How we did it? Well let me tell you!
- Google for postal codes and (major) cities per country
- Revolve the geolocation (latitude & longitude) of each geographical point
- Now generate new coordinates within a range of 100 meters up to 4.000 meters
- Reverse lookup these new coordinates and check whether it’s an actual address
- Continue generating new coordinates and reversing them until you have at least 10.000 unique (real) addresses including geolocations per country
- Google for popular baby names (per gender) in the past few years per country
- Google for surnames / last names per country
- Generate a combined list of first and last names (per gender)
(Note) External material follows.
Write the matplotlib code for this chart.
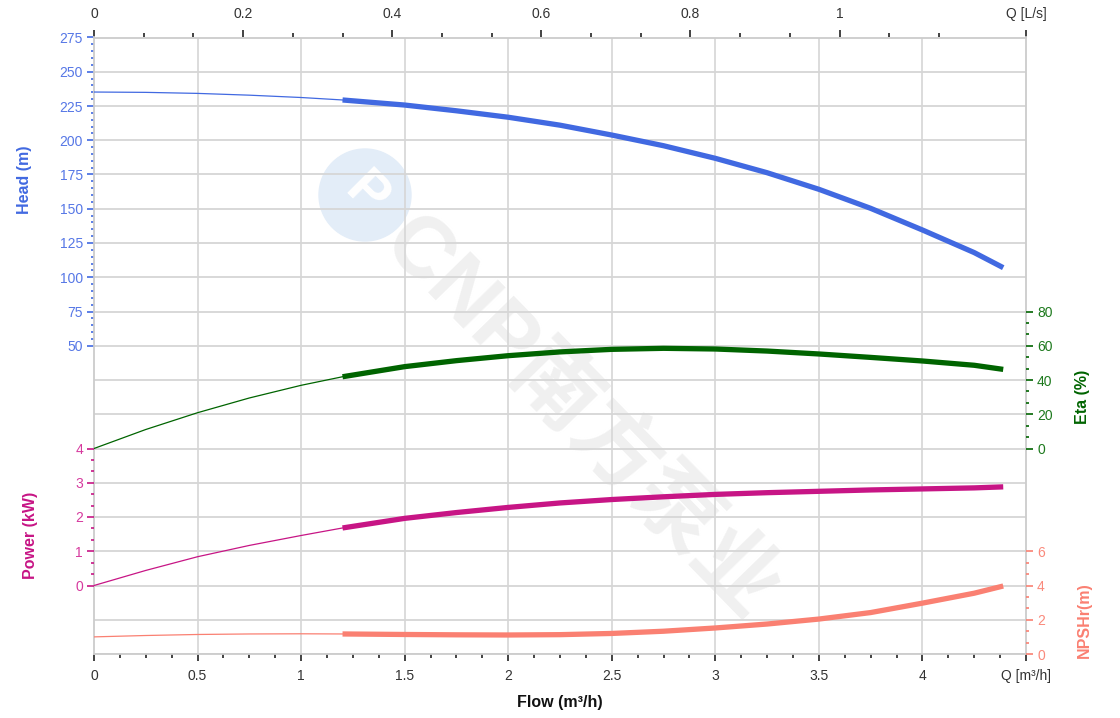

- Use these full names to generate e-mail addresses with suffixes @hotmail/gmail/outlook.com
- Generate total random birth dates with ages between 21 and 65 (working population)
- Google for (mobile) telephone number prefixes per country
- Generate random values with at least 13 figures to use as suffixes for the telephone numbers
- Google for the average median income / family income per person per country
- Use these values (with a certain margin) to generate [YearlyIncomeInUSD]
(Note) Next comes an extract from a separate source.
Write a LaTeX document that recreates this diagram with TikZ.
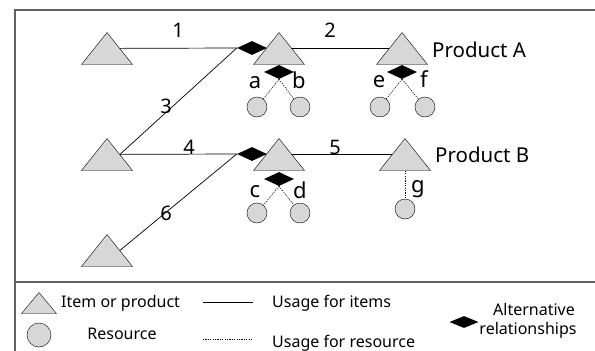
\documentclass[tikz,border=0pt]{standalone}
\usepackage{fontspec}
\setmainfont{Noto Sans}
\usetikzlibrary{shapes.geometric,positioning}
\definecolor{fillgray}{RGB}{215,215,215}
\definecolor{framegray}{RGB}{96,96,96}

\begin{document}
\begin{tikzpicture}[x=1pt,y=-1pt]
\tikzstyle{item}     = [isosceles triangle, isosceles triangle stretches, shape border rotate=90, minimum width=51pt, minimum height=32pt, inner sep=0pt, draw=black, fill=fillgray]
\tikzstyle{resource} = [circle, minimum size=20pt, inner sep=0pt, draw=black, fill=fillgray]
\tikzstyle{alt}      = [diamond, minimum width=30pt, minimum height=14pt, inner sep=0pt, fill=black]
\tikzstyle{usage}    = [line width=0.7pt]
\tikzstyle{resusage} = [line width=0.6pt, dash pattern=on 1.2pt off 1.2pt]
\tikzstyle{num}      = [font=\fontsize{20}{24}\selectfont, inner sep=0pt, anchor=base]
\tikzstyle{letter}   = [font=\fontsize{22}{26}\selectfont, inner sep=0pt, anchor=base]
\tikzstyle{product}  = [font=\fontsize{20.5}{24}\selectfont, inner sep=0pt, anchor=base west]
\tikzstyle{legend}   = [font=\fontsize{16}{19}\selectfont, inner sep=0pt, anchor=base west]

\useasboundingbox (0,0) rectangle (595,351);
\draw [framegray, line width=1.8pt] (595,10) -- (15,10) -- (15,352);
\draw [framegray, line width=1.8pt] (15,282) -- (595,282);

\node (d1) [alt] at (252,48) {};
\node (d2) [alt] at (252,154) {};

\node (t1) [item, anchor=apex] at (107,32)  {};
\node (t2) [item, anchor=apex] at (279,32)  {};
\node (t3) [item, anchor=apex] at (402,32)  {};
\node (t4) [item, anchor=apex] at (107,138) {};
\node (t5) [item, anchor=apex] at (279,138) {};
\node (t6) [item, anchor=apex] at (405,138) {};
\node (t7) [item, anchor=apex] at (107,234) {};

\node (prodA) [product] at (432,57)  {Product A};
\node (prodB) [product] at (435,162) {Product B};

\node (a1) [alt] at (279,72)  {};
\node (a2) [alt] at (402,72)  {};
\node (a3) [alt] at (279,179) {};

\node (ra) [resource] at (257,107) {};
\node (rb) [resource] at (300,107) {};
\node (re) [resource] at (380,107) {};
\node (rf) [resource] at (425,107) {};
\node (rc) [resource] at (257,213) {};
\node (rd) [resource] at (300,213) {};
\node (rg) [resource] at (405,209) {};

\draw [usage] (t1.right side) -- (d1.west);
\draw [usage] (t2.right side) -- (t3.left side);
\draw [usage] (t4.right side) -- (d1.west);
\draw [usage] (t4.right side) -- (d2.west);
\draw [usage] (t5.right side) -- (t6.left side);
\draw [usage] (t7.right side) -- (d2.west);

\draw [resusage] (a1.south) -- (ra);
\draw [resusage] (a1.south) -- (rb);
\draw [resusage] (a2.south) -- (re);
\draw [resusage] (a2.south) -- (rf);
\draw [resusage] (a3.south) -- (rc);
\draw [resusage] (a3.south) -- (rd);
\draw [resusage] (t6.south) -- (rg);

\node (n1) [num] at (178,37)  {1};
\node (n2) [num] at (330,37)  {2};
\node (n3) [num] at (166,113) {3};
\node (n4) [num] at (189,154) {4};
\node (n5) [num] at (335,154) {5};
\node (n6) [num] at (166,220) {6};

\node (la) [letter] at (255,88)  {a};
\node (lb) [letter] at (299,88)  {b};
\node (le) [letter] at (379,87)  {e};
\node (lf) [letter] at (424,87)  {f};
\node (lc) [letter] at (255,197) {c};
\node (ld) [letter] at (300,198) {d};
\node (lg) [letter] at (418,192) {g};

\node (keyitem) [item, minimum width=35pt, minimum height=21pt, anchor=apex] at (39,292) {};
\node (keyres)  [resource, minimum size=24pt] at (39,335) {};
\node (keyalt)  [alt, minimum width=29pt, minimum height=12pt] at (464,322) {};
\coordinate (keyu1) at (203,302);
\coordinate (keyu2) at (253,302);
\coordinate (keyv1) at (203,339);
\coordinate (keyv2) at (253,339);
\draw [usage]    (keyu1) -- (keyu2);
\draw [resusage] (keyv1) -- (keyv2);

\node (txtitem) [legend] at (61,307)  {Item or product};
\node (txtuse)  [legend] at (272,307) {Usage for items};
\node (txtres)  [legend, anchor=base] at (122,339) {Resource};
\node (txtuser) [legend] at (272,347) {Usage for resource};
\node (txtalt1) [legend, anchor=base] at (534,315) {Alternative};
\node (txtalt2) [legend, anchor=base] at (528,334) {relationships};
\end{tikzpicture}
\end{document}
- Select values between 3% and 12% of the [YearlyIncomeInUSD] to generate [CustomerLifetimeValueInUSD]
- Google for credit card number specifications for issuers MasterCard, Maestro and Visa
- Generate credit card numbers and only use these when they’re valid according to the Luhn-algorithm
- Also generate random CVV numbers and expiry dates between next month up to 10 years from now
- Generate four random numbers up to 254 and concatenate these into IP Addresses
- Generate random values for [NumberOfOrders]
And that’s it!
It is though really a lot of work and might take you a few weeks to gather enough geolocations for a decent size sample dataset with real addresses.